* [TASK]:
Starting at the line containing "Reproduce this diagram with TikZ." and ending at the line containing "(E) -- (Send);", reproduce each line exactly as written, with both end lines included and all pictures omitted.

* [DATASET EXTRACT]:
[Begin]

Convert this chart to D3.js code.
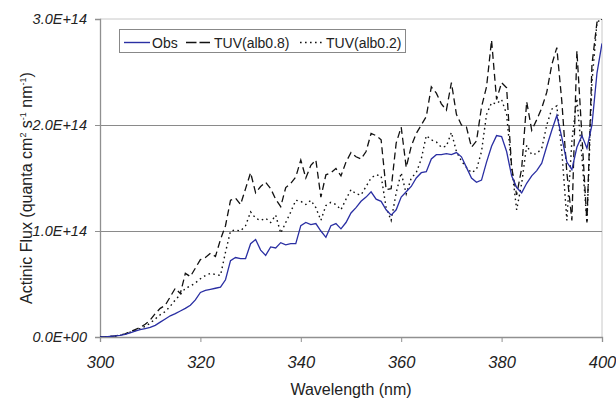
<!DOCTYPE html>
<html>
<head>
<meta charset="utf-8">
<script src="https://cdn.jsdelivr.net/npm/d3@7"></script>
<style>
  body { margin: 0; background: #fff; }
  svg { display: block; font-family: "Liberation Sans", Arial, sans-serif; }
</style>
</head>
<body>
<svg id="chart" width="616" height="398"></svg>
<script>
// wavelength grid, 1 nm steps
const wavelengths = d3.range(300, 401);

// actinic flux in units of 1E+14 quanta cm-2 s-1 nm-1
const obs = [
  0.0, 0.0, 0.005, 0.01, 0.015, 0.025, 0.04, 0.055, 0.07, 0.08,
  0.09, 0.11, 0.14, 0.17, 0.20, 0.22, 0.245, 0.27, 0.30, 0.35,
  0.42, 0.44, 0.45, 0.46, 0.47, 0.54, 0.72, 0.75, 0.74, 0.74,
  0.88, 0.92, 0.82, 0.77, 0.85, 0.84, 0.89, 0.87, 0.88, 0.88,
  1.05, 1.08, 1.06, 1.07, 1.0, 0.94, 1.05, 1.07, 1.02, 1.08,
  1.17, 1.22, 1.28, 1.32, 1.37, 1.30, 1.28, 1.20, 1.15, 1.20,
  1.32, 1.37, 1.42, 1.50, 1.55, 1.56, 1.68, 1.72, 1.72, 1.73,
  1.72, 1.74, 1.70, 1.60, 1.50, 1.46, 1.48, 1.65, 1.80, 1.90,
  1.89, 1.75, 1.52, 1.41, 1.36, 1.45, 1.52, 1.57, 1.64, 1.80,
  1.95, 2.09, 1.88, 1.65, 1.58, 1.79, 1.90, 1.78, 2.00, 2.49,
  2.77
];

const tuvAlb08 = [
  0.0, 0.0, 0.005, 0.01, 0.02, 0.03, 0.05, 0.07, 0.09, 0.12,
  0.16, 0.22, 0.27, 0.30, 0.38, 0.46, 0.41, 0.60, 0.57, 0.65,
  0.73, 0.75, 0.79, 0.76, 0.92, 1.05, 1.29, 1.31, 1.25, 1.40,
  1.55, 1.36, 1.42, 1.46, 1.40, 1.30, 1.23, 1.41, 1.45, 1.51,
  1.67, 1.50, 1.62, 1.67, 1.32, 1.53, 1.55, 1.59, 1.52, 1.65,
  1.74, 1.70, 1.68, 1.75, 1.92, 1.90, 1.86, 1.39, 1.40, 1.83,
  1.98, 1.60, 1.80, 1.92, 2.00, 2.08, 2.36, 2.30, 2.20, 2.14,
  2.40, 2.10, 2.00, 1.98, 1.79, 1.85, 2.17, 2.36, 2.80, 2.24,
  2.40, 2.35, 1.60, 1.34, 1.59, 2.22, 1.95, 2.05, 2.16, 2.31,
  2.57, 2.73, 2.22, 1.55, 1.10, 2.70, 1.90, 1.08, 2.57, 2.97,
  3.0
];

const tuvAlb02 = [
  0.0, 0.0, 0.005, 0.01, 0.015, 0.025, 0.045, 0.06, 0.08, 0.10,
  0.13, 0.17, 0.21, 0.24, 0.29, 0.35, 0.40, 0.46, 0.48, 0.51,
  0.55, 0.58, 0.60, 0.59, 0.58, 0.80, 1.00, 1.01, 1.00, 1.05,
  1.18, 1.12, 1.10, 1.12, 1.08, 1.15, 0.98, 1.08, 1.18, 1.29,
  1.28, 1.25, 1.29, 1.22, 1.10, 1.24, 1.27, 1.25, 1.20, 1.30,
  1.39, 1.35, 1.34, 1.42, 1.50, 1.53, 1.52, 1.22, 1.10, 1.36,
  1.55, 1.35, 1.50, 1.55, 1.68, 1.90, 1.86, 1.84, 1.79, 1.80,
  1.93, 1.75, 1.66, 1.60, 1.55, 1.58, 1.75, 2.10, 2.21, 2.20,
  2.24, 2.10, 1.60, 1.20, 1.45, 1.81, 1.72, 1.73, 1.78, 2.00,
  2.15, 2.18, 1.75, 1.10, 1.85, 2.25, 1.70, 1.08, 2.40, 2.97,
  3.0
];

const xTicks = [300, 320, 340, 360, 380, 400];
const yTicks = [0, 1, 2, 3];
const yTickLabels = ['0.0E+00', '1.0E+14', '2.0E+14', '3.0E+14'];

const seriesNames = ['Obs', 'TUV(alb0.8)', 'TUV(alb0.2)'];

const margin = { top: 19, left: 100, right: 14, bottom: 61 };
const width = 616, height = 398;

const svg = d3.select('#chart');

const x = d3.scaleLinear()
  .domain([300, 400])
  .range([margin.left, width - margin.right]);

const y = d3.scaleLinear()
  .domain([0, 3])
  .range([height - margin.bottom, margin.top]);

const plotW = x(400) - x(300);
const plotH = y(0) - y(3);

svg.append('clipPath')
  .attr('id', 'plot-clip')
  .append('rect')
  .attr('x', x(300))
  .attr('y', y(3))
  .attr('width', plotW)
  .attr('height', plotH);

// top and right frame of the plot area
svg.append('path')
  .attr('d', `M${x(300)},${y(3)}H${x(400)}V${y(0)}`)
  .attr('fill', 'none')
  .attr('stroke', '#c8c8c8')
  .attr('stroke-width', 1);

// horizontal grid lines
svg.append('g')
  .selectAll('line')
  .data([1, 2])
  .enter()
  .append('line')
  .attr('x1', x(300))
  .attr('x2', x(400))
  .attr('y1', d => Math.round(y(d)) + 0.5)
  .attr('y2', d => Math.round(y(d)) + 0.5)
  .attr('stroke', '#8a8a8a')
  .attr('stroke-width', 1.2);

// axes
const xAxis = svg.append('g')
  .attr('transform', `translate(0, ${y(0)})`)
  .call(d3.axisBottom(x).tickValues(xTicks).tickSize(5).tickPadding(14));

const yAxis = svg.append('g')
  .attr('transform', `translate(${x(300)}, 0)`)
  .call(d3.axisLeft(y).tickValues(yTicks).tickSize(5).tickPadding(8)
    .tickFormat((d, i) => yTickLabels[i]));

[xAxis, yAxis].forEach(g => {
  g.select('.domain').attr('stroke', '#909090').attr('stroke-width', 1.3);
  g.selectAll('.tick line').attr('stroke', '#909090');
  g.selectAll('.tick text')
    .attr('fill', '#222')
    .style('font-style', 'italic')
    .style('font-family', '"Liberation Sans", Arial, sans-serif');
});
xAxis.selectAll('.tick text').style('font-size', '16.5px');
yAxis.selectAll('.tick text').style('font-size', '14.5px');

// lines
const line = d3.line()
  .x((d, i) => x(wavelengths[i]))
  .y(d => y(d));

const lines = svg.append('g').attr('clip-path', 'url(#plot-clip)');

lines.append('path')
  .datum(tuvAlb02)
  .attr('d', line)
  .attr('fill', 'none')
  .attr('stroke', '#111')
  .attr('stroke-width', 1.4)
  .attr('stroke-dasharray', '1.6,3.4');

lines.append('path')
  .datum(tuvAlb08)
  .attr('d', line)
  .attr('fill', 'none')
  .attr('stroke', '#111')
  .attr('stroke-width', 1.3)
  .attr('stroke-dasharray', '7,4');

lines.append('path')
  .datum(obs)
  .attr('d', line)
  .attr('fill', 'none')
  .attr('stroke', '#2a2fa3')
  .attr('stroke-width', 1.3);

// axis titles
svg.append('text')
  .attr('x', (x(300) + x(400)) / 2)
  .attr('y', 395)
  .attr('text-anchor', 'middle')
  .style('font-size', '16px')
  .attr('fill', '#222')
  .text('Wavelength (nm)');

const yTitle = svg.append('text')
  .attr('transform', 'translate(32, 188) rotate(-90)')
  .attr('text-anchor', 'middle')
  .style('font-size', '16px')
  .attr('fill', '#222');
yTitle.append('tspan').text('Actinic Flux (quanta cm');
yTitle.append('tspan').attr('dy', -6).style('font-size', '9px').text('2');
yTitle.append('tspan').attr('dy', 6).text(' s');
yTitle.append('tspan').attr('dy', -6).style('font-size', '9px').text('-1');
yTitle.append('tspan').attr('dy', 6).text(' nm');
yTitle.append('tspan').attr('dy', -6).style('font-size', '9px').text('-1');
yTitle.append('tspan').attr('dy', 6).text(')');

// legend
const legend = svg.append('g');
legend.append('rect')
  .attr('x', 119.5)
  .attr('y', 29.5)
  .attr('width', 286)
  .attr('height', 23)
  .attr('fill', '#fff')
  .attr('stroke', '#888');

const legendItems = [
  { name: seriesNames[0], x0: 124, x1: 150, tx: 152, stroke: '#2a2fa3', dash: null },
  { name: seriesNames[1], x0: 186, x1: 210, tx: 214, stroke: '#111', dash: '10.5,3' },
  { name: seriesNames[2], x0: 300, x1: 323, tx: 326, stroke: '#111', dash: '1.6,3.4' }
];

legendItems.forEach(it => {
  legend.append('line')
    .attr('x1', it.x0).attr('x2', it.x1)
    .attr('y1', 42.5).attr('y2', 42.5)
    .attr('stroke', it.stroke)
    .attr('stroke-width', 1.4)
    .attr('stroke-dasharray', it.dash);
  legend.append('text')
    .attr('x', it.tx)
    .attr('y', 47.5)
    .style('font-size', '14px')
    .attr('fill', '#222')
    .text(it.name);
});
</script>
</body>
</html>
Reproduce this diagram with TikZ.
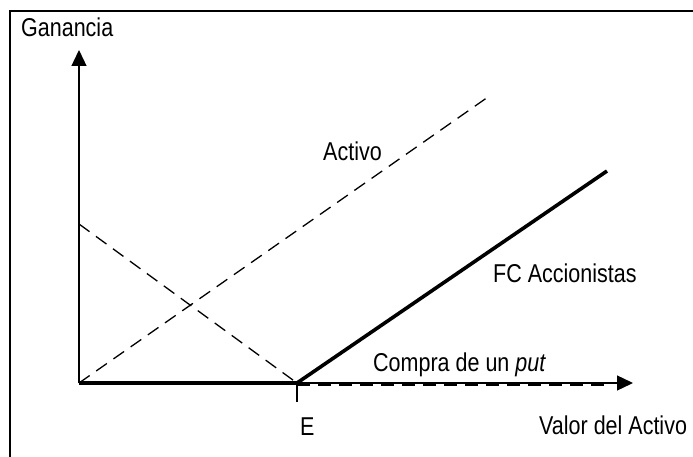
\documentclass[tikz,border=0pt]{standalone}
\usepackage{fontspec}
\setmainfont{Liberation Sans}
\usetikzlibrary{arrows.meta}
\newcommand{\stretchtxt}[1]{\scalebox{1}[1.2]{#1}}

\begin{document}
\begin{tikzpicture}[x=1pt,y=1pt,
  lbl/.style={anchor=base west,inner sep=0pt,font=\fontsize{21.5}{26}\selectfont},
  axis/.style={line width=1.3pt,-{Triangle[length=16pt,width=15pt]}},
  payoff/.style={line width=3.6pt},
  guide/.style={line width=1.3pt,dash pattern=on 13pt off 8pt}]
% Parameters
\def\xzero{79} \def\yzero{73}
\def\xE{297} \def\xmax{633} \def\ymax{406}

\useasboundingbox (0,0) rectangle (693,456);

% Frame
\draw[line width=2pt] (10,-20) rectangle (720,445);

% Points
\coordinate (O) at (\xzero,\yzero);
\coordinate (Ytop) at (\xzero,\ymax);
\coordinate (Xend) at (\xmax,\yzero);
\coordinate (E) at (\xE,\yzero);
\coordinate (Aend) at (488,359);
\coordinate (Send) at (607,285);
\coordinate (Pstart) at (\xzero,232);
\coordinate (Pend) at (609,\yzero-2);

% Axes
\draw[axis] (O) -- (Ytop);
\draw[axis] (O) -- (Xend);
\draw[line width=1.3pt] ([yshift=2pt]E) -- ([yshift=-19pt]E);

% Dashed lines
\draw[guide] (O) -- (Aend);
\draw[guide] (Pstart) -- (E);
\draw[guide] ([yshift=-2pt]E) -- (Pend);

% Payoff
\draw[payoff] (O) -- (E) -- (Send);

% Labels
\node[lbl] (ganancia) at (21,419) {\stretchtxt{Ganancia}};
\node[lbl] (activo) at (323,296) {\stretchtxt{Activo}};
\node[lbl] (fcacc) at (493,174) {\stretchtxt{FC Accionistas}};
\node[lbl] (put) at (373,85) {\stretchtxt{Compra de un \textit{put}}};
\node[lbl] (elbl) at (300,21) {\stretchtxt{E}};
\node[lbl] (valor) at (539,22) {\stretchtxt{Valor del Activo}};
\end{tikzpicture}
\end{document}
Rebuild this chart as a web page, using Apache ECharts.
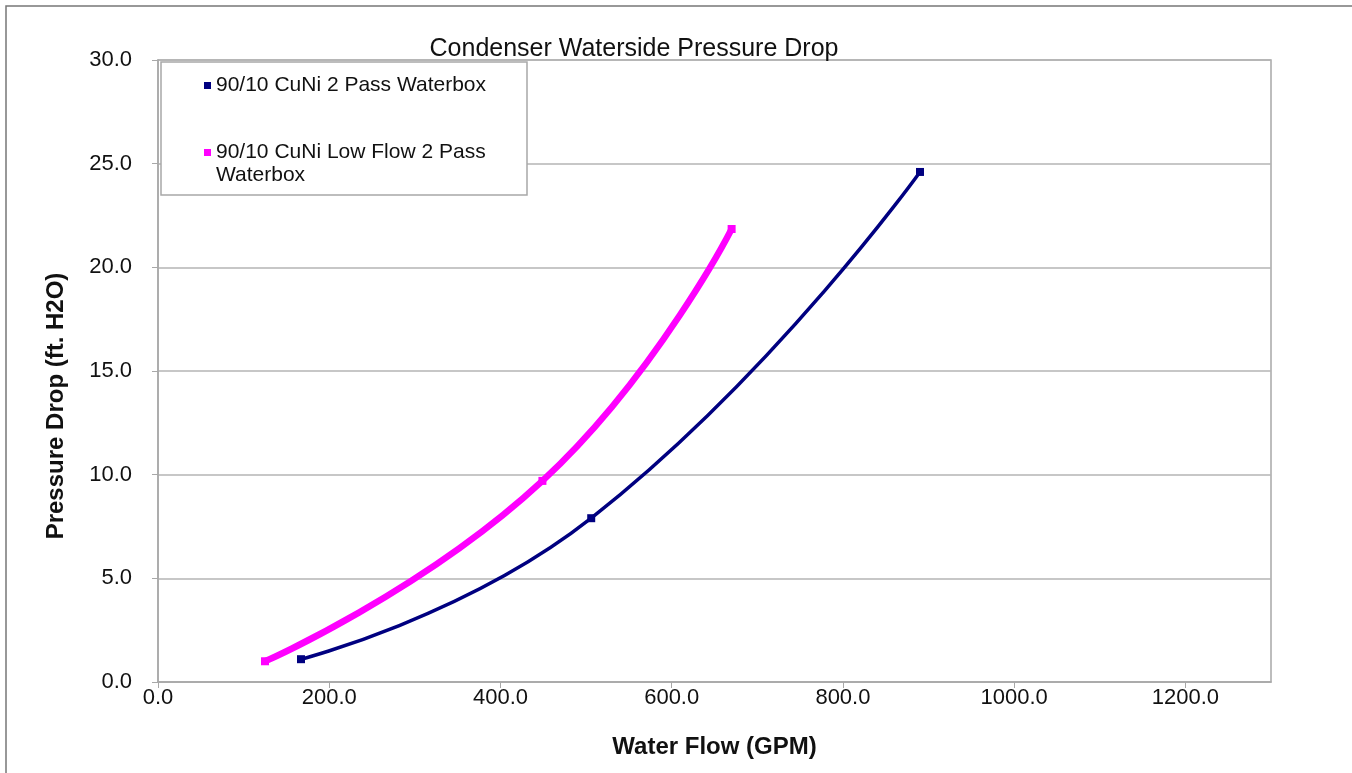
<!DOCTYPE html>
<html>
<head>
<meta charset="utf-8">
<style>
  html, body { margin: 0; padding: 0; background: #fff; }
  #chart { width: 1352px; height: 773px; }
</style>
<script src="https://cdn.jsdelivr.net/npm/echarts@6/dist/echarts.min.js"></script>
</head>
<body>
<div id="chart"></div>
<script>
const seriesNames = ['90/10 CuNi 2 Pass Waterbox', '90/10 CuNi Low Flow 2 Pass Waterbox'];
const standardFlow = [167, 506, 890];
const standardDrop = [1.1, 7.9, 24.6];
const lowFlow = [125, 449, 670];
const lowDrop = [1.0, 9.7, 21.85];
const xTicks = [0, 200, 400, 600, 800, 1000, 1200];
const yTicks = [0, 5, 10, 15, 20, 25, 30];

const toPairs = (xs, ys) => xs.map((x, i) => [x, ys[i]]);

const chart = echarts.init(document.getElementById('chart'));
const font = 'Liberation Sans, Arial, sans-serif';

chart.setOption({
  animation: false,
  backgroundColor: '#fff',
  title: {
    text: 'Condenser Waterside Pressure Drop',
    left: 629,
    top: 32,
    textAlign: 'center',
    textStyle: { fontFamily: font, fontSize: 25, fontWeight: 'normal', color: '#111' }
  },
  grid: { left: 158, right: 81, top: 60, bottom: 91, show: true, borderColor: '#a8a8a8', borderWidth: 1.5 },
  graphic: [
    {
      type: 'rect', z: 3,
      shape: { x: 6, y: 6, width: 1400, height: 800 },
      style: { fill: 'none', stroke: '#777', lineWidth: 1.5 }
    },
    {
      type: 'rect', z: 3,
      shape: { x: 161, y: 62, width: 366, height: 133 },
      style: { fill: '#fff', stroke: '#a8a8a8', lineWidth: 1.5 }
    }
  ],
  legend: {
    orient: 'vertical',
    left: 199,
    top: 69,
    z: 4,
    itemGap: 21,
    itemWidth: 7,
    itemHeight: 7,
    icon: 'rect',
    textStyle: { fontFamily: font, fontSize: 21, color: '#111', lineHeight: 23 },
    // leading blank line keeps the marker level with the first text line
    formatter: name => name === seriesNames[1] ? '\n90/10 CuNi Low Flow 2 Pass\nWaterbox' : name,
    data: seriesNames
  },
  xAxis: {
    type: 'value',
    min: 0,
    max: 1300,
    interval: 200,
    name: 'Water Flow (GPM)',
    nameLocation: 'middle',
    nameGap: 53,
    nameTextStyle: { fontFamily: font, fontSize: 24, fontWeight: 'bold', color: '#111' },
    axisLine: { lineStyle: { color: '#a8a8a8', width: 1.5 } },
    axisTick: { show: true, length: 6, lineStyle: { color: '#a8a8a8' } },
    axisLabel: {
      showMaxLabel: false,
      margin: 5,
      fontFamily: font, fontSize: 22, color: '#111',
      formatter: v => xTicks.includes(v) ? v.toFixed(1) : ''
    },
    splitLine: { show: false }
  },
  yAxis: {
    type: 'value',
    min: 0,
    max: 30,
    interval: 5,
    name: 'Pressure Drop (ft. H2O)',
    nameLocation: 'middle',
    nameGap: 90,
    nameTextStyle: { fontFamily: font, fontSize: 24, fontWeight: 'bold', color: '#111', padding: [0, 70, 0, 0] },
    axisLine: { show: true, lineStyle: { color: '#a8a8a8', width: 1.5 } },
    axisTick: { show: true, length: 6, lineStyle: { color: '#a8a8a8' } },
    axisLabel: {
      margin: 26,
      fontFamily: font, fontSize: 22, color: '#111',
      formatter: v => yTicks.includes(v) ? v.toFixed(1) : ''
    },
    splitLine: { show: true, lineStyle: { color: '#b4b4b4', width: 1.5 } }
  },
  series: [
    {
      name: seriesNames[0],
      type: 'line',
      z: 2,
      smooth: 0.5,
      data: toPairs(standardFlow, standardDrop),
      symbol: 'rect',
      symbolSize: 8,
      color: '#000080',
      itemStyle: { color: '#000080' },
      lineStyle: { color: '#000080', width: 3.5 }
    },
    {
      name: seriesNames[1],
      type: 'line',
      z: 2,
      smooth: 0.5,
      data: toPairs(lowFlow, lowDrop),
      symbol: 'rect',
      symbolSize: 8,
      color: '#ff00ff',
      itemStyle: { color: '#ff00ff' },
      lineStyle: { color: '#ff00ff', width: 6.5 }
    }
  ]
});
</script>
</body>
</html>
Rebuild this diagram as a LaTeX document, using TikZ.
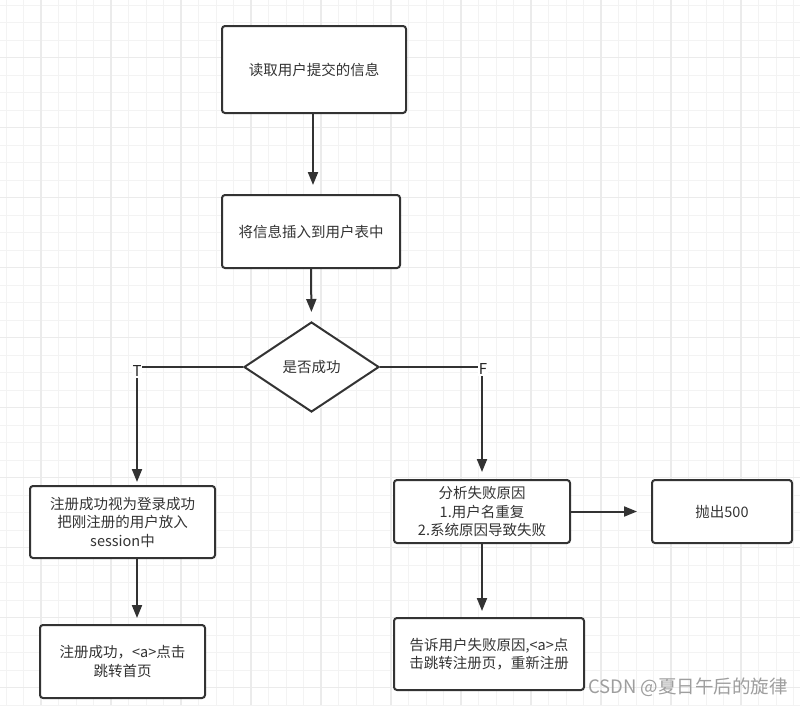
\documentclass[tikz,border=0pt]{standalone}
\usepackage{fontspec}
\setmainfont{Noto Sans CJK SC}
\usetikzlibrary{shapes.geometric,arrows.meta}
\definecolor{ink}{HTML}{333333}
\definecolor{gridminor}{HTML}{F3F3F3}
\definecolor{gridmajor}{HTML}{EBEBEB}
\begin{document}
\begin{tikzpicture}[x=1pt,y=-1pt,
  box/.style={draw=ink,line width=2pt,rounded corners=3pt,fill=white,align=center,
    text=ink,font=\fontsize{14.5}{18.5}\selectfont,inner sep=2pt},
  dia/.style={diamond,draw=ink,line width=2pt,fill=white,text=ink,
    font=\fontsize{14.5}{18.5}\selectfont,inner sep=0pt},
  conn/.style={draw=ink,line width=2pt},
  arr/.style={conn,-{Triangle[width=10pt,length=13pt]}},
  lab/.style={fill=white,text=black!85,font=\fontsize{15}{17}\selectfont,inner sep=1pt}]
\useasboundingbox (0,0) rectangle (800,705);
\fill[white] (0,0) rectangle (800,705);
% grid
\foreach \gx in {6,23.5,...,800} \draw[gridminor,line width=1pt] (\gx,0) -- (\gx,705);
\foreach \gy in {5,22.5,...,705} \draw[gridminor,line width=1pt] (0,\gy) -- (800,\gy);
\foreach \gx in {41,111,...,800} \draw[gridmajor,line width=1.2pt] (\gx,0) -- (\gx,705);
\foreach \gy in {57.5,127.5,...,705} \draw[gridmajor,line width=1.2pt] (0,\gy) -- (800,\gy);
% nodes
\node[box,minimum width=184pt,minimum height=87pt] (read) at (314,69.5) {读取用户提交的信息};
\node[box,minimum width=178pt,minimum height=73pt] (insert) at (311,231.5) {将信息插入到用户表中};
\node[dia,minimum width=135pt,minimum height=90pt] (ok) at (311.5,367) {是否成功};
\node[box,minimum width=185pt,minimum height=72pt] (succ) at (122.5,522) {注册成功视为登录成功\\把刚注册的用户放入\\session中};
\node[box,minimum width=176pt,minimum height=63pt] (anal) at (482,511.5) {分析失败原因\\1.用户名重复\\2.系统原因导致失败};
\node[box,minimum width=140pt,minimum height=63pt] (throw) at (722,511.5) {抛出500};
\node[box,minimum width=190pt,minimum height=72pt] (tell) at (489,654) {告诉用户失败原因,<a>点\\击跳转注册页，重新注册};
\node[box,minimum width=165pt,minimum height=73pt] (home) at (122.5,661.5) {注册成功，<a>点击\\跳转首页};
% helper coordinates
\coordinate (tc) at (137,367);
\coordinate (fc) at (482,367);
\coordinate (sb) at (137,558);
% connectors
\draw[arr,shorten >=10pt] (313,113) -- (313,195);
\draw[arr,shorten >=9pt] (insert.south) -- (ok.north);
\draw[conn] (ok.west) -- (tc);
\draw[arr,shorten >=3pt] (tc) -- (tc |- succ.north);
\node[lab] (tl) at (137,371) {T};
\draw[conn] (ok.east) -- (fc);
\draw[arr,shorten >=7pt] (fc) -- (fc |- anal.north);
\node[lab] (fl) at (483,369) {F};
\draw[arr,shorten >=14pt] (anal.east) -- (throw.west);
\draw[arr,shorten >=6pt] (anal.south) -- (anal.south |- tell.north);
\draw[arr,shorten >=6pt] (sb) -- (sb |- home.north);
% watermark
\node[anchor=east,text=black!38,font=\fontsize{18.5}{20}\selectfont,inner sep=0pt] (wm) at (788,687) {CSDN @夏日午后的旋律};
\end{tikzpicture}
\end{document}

[End]

* [EXERCISE SOLUTION]:
Reproduce this diagram with TikZ.
\documentclass[tikz,border=0pt]{standalone}
\usepackage{fontspec}
\setmainfont{Liberation Sans}
\usetikzlibrary{arrows.meta}
\newcommand{\stretchtxt}[1]{\scalebox{1}[1.2]{#1}}

\begin{document}
\begin{tikzpicture}[x=1pt,y=1pt,
  lbl/.style={anchor=base west,inner sep=0pt,font=\fontsize{21.5}{26}\selectfont},
  axis/.style={line width=1.3pt,-{Triangle[length=16pt,width=15pt]}},
  payoff/.style={line width=3.6pt},
  guide/.style={line width=1.3pt,dash pattern=on 13pt off 8pt}]
% Parameters
\def\xzero{79} \def\yzero{73}
\def\xE{297} \def\xmax{633} \def\ymax{406}

\useasboundingbox (0,0) rectangle (693,456);

% Frame
\draw[line width=2pt] (10,-20) rectangle (720,445);

% Points
\coordinate (O) at (\xzero,\yzero);
\coordinate (Ytop) at (\xzero,\ymax);
\coordinate (Xend) at (\xmax,\yzero);
\coordinate (E) at (\xE,\yzero);
\coordinate (Aend) at (488,359);
\coordinate (Send) at (607,285);
\coordinate (Pstart) at (\xzero,232);
\coordinate (Pend) at (609,\yzero-2);

% Axes
\draw[axis] (O) -- (Ytop);
\draw[axis] (O) -- (Xend);
\draw[line width=1.3pt] ([yshift=2pt]E) -- ([yshift=-19pt]E);

% Dashed lines
\draw[guide] (O) -- (Aend);
\draw[guide] (Pstart) -- (E);
\draw[guide] ([yshift=-2pt]E) -- (Pend);

% Payoff
\draw[payoff] (O) -- (E) -- (Send);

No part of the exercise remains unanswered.